## Stored data entries
-- begin --

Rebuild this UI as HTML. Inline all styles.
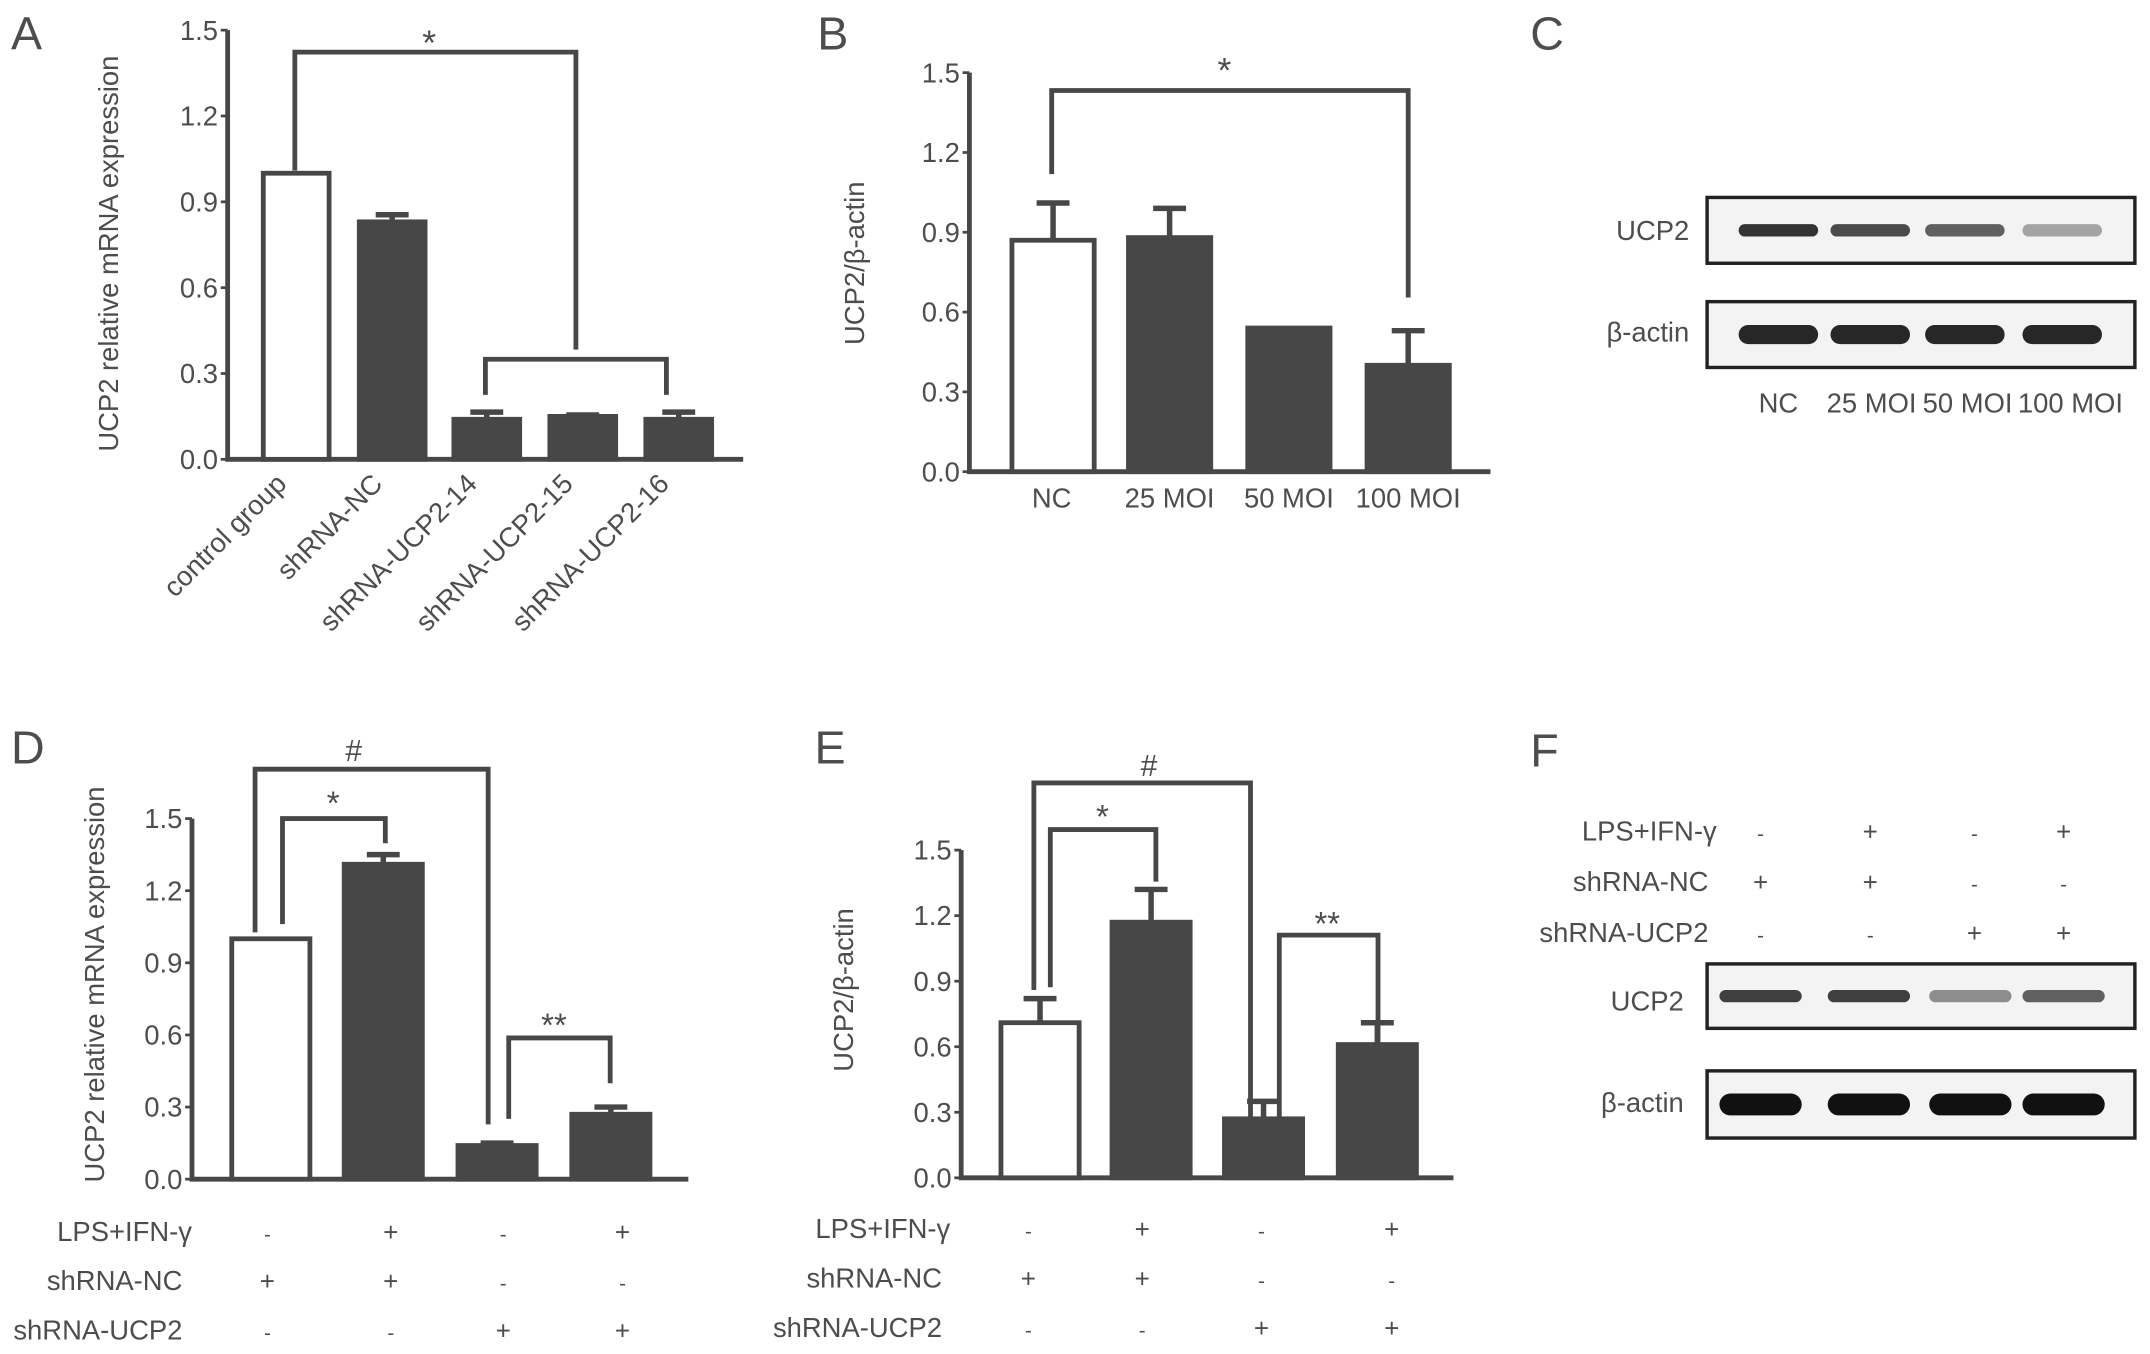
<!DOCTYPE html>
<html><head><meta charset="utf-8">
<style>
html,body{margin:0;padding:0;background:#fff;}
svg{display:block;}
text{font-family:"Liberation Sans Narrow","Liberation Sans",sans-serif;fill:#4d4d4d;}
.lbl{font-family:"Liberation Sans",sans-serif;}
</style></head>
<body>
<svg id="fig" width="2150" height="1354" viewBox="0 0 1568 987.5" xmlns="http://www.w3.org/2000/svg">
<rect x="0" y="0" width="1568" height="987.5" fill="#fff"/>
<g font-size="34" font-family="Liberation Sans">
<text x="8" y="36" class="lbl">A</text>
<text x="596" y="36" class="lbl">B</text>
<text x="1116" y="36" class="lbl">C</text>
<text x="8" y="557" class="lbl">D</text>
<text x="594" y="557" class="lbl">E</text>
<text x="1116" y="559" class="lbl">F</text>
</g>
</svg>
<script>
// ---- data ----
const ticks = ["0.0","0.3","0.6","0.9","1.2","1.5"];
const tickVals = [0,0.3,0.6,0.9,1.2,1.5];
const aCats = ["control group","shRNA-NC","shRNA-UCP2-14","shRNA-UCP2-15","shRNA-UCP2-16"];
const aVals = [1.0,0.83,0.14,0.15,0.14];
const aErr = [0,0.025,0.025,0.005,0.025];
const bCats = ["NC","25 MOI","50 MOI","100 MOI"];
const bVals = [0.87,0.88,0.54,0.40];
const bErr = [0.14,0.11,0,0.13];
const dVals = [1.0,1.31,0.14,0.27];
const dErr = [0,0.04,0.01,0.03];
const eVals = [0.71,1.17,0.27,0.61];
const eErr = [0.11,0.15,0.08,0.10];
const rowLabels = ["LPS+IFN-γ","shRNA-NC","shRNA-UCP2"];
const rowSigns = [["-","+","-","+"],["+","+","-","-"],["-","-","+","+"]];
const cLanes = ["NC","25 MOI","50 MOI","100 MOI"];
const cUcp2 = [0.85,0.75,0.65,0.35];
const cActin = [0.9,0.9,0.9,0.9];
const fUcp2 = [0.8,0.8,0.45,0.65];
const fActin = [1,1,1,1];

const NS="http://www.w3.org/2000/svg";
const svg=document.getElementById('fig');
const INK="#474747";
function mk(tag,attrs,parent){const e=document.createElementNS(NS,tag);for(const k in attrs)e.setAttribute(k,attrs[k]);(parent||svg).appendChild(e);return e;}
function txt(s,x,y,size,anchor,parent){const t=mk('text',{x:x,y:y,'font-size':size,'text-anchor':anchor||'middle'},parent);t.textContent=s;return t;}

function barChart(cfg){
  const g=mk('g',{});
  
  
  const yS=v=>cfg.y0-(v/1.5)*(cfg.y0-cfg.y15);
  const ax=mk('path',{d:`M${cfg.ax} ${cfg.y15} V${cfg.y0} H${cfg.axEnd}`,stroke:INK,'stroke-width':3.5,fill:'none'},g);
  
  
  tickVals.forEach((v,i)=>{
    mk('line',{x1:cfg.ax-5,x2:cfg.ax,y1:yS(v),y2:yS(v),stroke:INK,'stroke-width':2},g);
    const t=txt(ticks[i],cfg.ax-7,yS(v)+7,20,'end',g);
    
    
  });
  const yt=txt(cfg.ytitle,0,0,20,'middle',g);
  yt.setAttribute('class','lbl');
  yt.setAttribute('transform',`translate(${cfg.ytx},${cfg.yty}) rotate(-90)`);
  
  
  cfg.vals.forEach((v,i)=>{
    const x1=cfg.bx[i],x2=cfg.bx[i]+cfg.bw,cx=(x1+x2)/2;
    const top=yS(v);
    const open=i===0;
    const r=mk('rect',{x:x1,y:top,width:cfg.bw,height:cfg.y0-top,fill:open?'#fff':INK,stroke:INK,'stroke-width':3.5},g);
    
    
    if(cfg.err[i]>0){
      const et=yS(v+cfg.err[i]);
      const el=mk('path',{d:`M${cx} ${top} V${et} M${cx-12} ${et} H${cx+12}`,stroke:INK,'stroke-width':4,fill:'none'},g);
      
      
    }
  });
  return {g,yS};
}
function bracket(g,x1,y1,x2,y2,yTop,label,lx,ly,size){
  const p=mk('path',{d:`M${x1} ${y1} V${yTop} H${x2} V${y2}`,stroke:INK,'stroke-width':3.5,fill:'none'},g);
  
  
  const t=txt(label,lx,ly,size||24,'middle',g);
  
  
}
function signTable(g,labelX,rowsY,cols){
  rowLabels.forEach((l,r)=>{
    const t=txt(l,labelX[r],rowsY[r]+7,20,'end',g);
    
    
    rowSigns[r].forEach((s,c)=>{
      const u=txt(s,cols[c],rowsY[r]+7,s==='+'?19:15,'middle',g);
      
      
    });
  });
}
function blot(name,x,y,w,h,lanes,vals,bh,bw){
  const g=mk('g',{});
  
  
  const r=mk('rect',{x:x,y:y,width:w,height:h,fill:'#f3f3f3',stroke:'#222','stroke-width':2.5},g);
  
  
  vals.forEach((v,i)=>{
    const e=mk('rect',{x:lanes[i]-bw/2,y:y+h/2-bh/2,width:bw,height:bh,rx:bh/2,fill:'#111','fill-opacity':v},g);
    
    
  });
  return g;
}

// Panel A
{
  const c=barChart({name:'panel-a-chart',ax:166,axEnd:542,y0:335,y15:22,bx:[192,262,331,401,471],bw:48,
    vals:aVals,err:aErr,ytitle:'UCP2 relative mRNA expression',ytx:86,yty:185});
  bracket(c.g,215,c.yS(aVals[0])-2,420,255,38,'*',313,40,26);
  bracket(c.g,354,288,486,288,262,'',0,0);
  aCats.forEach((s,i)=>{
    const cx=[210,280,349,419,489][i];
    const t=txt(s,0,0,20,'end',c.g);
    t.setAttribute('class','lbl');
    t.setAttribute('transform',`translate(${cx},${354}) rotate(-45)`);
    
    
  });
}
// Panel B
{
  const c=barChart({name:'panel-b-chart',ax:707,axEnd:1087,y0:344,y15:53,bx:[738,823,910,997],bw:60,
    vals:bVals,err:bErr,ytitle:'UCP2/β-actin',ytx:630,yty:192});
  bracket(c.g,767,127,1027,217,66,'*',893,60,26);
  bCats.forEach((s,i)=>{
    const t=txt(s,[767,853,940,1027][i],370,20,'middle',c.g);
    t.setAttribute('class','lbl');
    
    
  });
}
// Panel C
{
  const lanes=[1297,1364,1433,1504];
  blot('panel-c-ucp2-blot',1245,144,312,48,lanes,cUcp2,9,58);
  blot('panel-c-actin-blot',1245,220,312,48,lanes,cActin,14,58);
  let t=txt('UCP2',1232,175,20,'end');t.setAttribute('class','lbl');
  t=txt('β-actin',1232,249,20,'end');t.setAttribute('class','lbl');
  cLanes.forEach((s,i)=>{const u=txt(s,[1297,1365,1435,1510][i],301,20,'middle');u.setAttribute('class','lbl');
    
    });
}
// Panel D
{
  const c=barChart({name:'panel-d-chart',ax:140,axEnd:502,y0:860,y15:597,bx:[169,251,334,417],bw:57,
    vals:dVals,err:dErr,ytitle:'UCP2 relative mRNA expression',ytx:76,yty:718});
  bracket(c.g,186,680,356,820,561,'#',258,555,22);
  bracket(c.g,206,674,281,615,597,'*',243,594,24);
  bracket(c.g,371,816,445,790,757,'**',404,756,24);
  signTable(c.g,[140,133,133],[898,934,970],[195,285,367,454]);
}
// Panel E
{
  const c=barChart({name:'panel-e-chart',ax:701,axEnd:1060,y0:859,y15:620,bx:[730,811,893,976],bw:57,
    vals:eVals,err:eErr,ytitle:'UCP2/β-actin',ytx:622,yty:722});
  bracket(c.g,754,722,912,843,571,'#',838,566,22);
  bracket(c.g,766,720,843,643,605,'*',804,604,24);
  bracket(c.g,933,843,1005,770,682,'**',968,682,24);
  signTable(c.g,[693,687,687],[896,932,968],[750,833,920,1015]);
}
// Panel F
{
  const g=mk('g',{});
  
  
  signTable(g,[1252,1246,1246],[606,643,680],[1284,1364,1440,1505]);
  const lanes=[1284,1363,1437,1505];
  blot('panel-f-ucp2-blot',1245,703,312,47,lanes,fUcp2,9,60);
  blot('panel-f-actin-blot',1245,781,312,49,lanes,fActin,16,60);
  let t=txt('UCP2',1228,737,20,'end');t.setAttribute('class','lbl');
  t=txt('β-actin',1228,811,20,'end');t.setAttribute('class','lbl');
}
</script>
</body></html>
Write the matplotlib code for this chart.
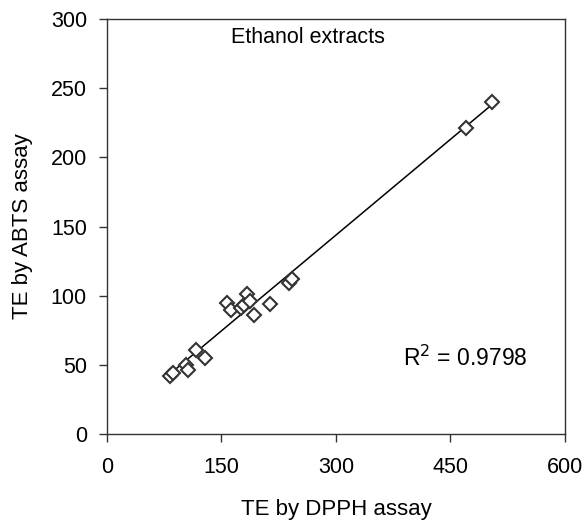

-- end --

## Prompt
Using the material above, copy every line in which the string "this" occurs.

## Finished task
Rebuild this UI as HTML. Inline all styles.
Write the matplotlib code for this chart.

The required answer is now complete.